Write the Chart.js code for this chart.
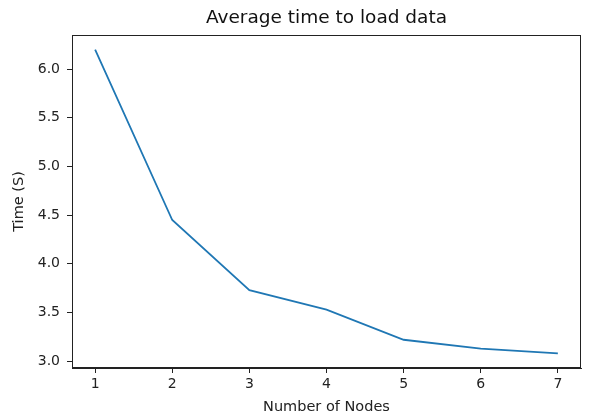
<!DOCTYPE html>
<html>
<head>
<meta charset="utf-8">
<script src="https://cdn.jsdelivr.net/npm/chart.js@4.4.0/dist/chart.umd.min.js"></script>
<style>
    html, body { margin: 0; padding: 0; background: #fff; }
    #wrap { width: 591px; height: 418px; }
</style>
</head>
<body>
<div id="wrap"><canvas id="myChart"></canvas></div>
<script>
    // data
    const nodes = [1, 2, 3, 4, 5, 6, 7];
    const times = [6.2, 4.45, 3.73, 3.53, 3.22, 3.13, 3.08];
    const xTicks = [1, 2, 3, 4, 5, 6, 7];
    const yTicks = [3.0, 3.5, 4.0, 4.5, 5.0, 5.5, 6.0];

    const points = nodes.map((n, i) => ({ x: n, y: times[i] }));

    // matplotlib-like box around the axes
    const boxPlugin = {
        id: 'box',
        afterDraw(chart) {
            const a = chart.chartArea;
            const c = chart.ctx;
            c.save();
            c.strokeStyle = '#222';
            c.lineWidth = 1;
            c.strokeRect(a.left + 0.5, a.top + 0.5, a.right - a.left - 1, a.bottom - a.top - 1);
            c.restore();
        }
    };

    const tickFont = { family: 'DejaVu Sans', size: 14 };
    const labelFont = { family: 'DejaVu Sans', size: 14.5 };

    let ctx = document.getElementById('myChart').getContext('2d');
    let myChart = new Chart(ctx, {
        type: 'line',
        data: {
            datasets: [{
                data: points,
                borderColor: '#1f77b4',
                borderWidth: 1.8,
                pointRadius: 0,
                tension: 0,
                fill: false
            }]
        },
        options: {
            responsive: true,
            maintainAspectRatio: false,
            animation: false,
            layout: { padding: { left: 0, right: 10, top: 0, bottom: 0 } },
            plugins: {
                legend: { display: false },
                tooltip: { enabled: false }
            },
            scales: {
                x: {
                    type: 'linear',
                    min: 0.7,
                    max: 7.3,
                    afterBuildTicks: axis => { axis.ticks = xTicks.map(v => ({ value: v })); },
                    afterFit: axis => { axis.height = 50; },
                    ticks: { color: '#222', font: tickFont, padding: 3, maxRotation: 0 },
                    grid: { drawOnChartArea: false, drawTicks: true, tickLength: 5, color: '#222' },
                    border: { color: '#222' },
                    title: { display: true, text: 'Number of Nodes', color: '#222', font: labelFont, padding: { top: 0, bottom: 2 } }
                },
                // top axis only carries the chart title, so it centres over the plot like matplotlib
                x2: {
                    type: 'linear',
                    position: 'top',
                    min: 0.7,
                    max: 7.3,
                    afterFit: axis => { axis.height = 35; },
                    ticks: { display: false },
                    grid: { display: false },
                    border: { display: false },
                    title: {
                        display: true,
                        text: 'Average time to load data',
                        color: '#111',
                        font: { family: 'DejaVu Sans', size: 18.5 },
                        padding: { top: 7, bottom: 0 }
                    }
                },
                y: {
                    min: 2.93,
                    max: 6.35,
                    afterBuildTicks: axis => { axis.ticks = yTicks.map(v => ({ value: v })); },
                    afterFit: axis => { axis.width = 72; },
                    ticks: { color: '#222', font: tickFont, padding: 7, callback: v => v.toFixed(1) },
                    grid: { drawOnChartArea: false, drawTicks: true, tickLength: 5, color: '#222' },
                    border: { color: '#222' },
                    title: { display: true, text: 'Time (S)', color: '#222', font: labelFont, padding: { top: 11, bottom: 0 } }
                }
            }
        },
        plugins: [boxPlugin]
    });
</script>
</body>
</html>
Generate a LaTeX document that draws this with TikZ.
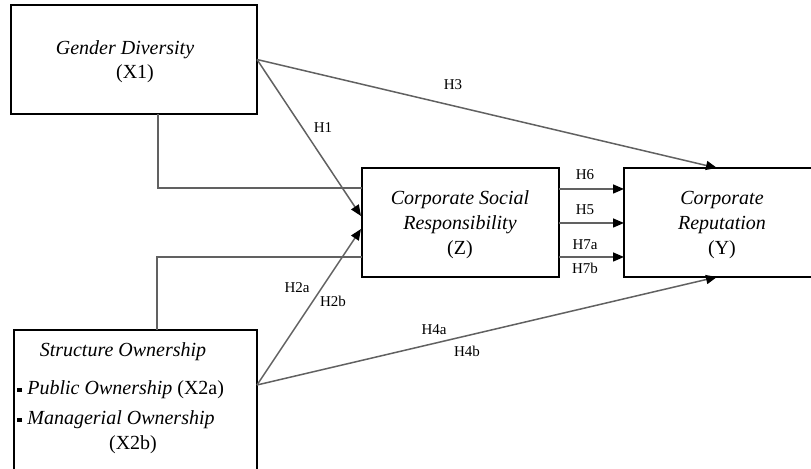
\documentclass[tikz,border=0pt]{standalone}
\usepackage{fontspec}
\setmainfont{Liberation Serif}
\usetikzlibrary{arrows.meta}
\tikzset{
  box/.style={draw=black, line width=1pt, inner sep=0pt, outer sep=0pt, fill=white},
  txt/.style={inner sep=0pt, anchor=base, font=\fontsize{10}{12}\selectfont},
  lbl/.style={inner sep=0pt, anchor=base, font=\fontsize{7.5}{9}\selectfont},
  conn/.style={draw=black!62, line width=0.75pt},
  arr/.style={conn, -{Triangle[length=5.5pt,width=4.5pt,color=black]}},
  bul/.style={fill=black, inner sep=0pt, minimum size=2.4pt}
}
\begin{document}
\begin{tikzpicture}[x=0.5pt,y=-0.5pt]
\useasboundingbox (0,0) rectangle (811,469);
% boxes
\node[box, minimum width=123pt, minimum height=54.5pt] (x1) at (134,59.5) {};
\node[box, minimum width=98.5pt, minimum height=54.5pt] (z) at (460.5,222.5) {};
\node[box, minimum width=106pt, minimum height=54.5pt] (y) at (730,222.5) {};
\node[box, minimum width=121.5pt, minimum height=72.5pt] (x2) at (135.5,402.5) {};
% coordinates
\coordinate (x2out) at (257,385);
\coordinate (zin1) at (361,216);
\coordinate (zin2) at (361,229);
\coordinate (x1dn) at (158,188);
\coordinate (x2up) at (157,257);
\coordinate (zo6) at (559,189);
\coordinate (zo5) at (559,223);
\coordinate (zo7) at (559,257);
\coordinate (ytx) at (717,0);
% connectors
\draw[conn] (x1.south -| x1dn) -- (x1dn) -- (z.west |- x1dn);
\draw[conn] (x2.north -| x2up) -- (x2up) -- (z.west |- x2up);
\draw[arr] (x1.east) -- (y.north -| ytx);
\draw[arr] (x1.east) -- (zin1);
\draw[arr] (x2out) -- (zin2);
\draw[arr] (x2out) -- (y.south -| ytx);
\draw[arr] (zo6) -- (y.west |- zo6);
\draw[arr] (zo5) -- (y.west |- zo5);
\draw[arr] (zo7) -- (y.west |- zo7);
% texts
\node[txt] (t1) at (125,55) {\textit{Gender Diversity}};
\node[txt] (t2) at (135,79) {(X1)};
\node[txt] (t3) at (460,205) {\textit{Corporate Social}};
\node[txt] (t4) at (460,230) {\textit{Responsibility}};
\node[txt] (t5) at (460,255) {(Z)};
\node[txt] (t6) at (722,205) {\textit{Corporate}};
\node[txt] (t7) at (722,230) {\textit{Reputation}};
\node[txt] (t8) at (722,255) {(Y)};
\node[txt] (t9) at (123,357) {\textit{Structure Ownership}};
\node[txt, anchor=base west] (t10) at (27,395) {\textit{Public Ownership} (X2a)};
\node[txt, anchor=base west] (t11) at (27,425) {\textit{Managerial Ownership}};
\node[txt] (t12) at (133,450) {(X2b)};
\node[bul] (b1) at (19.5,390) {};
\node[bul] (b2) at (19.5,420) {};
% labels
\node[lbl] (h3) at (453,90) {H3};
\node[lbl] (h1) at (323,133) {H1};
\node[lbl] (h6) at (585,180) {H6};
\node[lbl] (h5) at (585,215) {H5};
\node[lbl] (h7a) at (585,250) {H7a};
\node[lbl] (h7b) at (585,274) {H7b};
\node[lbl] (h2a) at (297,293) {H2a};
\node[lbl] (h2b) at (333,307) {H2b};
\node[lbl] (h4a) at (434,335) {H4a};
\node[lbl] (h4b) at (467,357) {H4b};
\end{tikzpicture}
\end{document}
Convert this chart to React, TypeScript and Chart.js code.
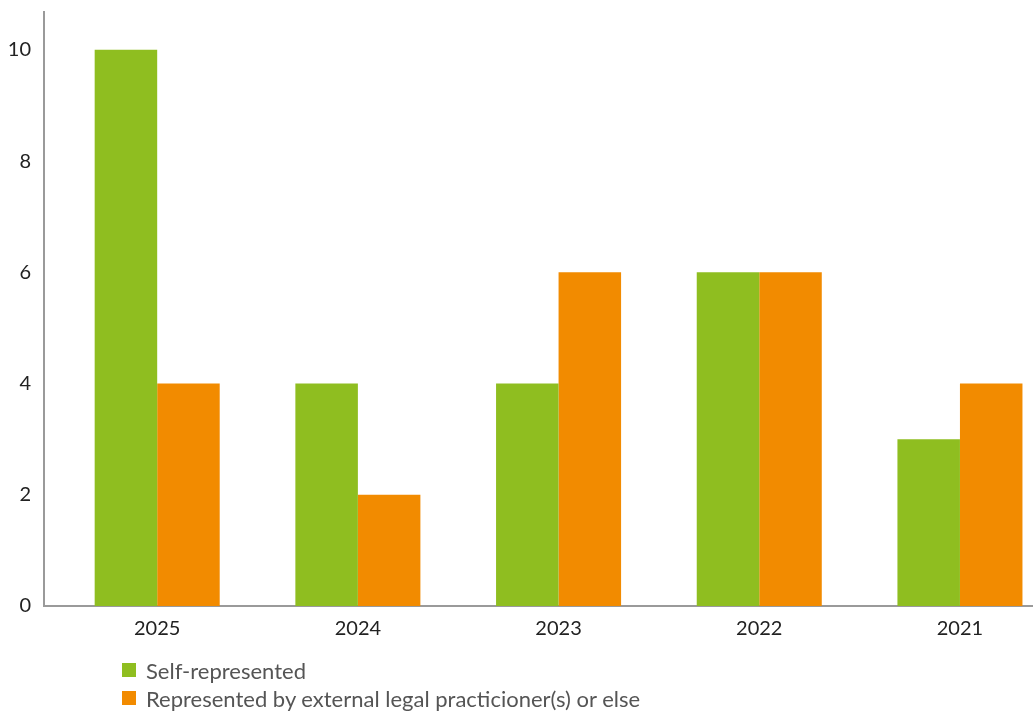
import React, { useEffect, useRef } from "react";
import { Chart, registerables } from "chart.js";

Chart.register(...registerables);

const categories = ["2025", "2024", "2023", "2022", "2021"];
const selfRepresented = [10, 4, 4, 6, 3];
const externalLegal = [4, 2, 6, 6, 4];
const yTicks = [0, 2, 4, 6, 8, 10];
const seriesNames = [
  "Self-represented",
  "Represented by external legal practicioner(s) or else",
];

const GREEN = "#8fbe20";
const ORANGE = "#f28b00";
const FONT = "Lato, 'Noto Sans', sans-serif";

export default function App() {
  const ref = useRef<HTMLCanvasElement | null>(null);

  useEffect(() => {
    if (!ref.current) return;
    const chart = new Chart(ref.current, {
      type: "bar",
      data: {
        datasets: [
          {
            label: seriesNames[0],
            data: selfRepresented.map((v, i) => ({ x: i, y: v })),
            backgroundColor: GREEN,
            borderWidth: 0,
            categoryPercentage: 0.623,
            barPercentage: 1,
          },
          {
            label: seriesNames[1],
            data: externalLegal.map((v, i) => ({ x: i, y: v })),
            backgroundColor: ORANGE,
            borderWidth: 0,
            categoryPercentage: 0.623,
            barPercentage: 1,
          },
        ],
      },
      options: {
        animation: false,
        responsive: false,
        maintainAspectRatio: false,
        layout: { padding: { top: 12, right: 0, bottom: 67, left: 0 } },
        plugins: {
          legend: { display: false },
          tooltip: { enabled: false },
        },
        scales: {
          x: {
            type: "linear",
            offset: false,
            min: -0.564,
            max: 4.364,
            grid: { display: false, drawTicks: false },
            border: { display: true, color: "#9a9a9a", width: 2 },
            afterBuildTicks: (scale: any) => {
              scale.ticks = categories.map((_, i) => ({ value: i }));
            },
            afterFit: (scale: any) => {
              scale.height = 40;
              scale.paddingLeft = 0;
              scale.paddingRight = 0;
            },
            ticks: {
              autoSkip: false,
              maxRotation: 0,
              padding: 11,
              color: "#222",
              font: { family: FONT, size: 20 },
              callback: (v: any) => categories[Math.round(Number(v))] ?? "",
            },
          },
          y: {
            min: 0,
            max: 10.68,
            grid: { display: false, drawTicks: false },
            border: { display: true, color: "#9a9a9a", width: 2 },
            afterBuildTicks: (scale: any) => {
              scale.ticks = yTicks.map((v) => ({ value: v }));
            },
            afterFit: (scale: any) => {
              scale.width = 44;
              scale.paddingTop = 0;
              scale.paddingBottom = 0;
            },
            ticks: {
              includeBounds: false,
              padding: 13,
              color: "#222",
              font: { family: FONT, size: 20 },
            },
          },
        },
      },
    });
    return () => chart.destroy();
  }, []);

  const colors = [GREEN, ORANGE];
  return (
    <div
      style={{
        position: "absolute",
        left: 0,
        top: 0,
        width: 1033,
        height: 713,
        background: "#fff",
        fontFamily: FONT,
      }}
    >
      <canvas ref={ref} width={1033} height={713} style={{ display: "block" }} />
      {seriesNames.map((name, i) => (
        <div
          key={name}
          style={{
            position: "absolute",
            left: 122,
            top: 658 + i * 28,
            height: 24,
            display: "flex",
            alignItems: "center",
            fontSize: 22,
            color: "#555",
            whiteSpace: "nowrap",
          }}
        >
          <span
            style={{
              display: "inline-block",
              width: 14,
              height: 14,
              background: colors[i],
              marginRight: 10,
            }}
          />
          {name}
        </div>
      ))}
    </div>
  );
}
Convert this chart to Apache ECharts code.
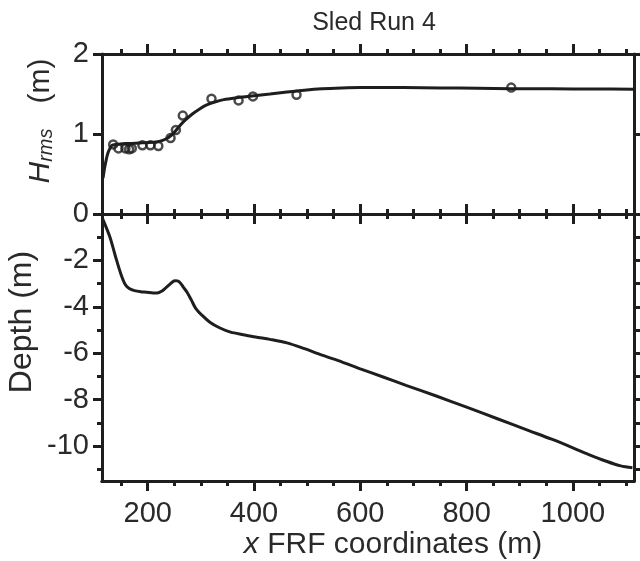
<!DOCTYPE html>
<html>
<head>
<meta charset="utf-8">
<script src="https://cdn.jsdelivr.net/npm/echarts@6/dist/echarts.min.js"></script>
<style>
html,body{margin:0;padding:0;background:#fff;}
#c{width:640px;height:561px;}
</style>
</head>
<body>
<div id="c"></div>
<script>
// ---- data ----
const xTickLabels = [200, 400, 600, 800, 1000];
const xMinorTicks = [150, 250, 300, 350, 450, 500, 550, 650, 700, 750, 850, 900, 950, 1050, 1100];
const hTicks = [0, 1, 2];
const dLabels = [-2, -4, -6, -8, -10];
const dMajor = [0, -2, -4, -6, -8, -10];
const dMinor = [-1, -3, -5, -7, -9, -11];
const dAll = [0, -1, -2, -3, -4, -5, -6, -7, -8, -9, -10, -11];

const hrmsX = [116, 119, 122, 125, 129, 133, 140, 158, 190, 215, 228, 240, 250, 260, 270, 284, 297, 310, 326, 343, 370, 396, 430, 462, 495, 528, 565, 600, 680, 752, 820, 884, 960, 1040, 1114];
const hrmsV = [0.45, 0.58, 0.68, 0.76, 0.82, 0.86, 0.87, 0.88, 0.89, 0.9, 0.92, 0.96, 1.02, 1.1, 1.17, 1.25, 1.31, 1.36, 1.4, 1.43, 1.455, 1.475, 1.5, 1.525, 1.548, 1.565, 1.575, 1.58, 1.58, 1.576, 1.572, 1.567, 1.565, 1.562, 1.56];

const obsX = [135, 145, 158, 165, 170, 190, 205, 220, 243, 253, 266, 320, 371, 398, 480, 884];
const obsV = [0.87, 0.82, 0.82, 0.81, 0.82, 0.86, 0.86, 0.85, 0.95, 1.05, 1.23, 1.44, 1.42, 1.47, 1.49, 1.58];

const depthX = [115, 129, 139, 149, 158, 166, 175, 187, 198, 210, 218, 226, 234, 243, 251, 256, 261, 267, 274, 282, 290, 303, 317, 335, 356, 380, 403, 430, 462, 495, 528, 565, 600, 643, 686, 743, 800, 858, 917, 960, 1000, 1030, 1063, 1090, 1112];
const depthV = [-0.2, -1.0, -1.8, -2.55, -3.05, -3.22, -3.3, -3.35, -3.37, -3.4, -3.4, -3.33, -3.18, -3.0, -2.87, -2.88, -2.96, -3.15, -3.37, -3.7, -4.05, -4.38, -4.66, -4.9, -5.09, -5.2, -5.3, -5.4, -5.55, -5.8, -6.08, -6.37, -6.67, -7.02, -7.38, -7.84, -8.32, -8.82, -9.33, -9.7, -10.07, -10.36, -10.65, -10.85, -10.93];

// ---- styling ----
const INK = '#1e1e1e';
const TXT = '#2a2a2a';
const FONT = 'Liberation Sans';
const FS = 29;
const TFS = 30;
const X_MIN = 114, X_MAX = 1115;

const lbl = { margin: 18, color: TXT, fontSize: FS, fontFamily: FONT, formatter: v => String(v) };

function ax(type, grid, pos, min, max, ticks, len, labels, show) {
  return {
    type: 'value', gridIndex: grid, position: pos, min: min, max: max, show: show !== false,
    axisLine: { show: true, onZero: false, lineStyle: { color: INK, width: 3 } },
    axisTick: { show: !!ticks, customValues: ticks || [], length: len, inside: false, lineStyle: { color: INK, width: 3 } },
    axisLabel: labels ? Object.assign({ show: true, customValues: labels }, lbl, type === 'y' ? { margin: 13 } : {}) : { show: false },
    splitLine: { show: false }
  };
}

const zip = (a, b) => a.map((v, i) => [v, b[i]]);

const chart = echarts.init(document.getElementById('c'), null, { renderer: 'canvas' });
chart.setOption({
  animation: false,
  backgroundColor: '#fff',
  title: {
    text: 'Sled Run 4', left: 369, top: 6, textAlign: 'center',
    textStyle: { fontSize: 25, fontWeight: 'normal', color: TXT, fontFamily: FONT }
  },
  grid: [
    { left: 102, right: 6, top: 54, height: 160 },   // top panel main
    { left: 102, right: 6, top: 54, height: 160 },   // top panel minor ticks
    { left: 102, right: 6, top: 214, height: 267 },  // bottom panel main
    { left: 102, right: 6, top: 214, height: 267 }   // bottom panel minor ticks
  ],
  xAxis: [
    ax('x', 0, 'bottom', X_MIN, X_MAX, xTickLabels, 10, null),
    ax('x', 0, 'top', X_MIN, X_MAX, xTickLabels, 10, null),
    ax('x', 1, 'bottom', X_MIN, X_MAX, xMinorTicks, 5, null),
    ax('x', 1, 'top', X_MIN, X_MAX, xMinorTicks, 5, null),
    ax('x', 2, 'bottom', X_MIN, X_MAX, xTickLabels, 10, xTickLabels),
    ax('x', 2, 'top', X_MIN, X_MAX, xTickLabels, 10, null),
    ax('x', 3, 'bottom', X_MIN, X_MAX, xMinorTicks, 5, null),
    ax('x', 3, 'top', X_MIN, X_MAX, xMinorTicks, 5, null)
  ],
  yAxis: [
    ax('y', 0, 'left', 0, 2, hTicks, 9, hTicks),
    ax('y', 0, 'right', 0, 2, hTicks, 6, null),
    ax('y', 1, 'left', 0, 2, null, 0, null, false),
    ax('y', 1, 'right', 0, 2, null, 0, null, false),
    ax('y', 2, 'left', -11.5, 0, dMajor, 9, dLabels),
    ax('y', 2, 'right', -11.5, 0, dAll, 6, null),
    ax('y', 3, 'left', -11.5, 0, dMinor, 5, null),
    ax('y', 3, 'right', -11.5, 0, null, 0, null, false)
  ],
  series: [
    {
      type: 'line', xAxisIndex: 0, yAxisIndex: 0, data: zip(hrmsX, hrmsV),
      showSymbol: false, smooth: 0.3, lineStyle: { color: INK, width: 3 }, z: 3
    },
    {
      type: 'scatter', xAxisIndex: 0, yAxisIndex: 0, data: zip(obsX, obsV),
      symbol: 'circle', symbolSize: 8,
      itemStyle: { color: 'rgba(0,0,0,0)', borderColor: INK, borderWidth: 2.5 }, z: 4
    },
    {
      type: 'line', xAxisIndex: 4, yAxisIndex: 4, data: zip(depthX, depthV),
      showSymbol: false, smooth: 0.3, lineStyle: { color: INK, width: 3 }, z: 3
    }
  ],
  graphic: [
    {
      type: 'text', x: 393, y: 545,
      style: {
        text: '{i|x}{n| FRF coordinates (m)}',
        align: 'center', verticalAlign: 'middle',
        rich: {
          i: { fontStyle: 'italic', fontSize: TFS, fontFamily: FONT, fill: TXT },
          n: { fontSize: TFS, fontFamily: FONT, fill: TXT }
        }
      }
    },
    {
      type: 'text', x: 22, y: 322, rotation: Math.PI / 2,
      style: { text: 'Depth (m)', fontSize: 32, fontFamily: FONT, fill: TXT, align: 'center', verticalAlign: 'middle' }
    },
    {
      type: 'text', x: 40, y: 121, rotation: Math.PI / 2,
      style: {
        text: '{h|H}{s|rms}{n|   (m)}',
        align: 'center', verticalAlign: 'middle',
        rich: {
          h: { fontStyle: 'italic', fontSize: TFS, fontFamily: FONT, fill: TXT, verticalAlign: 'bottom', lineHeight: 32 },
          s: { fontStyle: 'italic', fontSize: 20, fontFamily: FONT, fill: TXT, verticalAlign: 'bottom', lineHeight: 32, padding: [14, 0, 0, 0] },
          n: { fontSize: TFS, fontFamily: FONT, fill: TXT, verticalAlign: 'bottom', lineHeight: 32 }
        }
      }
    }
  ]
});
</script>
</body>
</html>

Task instructions: Emit the lines of the material exactly, from its first line to the line containing "const points = nodes.map((n, i)", inclusive; leave every picture out.

Response to the exercise:
Write the Chart.js code for this chart.
<!DOCTYPE html>
<html>
<head>
<meta charset="utf-8">
<script src="https://cdn.jsdelivr.net/npm/chart.js@4.4.0/dist/chart.umd.min.js"></script>
<style>
    html, body { margin: 0; padding: 0; background: #fff; }
    #wrap { width: 591px; height: 418px; }
</style>
</head>
<body>
<div id="wrap"><canvas id="myChart"></canvas></div>
<script>
    // data
    const nodes = [1, 2, 3, 4, 5, 6, 7];
    const times = [6.2, 4.45, 3.73, 3.53, 3.22, 3.13, 3.08];
    const xTicks = [1, 2, 3, 4, 5, 6, 7];
    const yTicks = [3.0, 3.5, 4.0, 4.5, 5.0, 5.5, 6.0];

    const points = nodes.map((n, i) => ({ x: n, y: times[i] }));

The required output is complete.